FAULT is called for all process faults (arithmetic faults, system calls, etc.) and the "oc" value indicates what kind of fault it is. For system calls, the process-state information is used to determine the system call and the parameters. The process is ready to execute the instruction following the system call when the Restart key is used to restart the UNIX process. The process-state information is altered by the Keeper before restarting the task via:

  LDEXBL (userdom,Domain_PutRegistersAndControl) STRUCTFROM(process-state) KEYSFROM(,,,Restart)

  RETJUMP()

The fault Key is invoked via a simulated CALL instruction by the kernel. While it appears to the Keeper that it is replying to a CALL instruction, in this case the return code is not used. When a System Call cannot be processed immediately because it involves doing I/O, the UNIX process is marked as waiting for I/O when the Keeper invokes the Device Driver key to start the I/O. When the I/O is complete (or when a signal comes in while waiting for I/O) the UNIX process is taken out of I/O wait and restarted. Disk I/O is accomplished synchronously as it is anticipated that this will happen quickly and the user is not interested in processing a signal during disk I/O.

  KC (SynDomain,oc) KEYSFROM(x) KEYSTO(x) RCTO(rc)

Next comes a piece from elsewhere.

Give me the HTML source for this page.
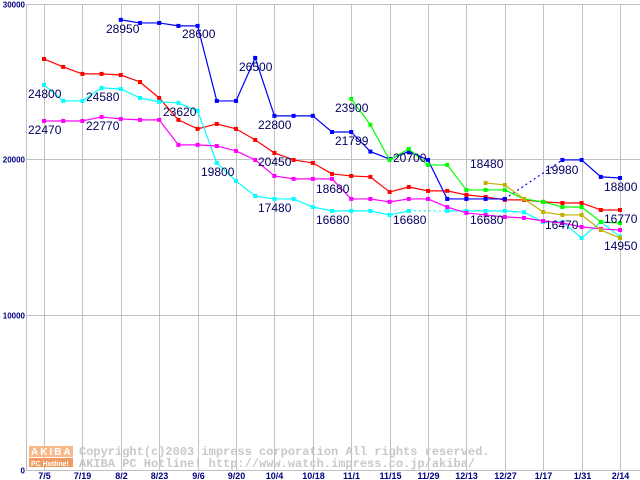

Since the Keeper is the Domain Keeper for the UNIX process, it must also act as a Synthetic Domain key for the process domain. This is so that any Object (such as debugger) that uses the process Domain key will invoke the Keeper instead. The Keeper stops the invoker from removing the Keeper from its Domain Keeper role.

  KC (SIGNAL,sig) STRUCTFROM(usecount) RCTO(rc)

This Key is called by other Keepers who wish to send a signal to the process that this Keeper is keeping. The order code is the signal number. The sender includes the current use count of the process table entry of the receiver of the signal. This allows the receiver to recognize obsolete signals (signals that arrive so late that the keeper is being used for a different process than the one that the sender wanted to signal).

  KC (IOStarted,oc) STRUCTFROM(ioreq)

IOREQ may be updated by the Device Driver.

OC = 0 The I/O has been started.

OC = 1 The I/O was completed immediately.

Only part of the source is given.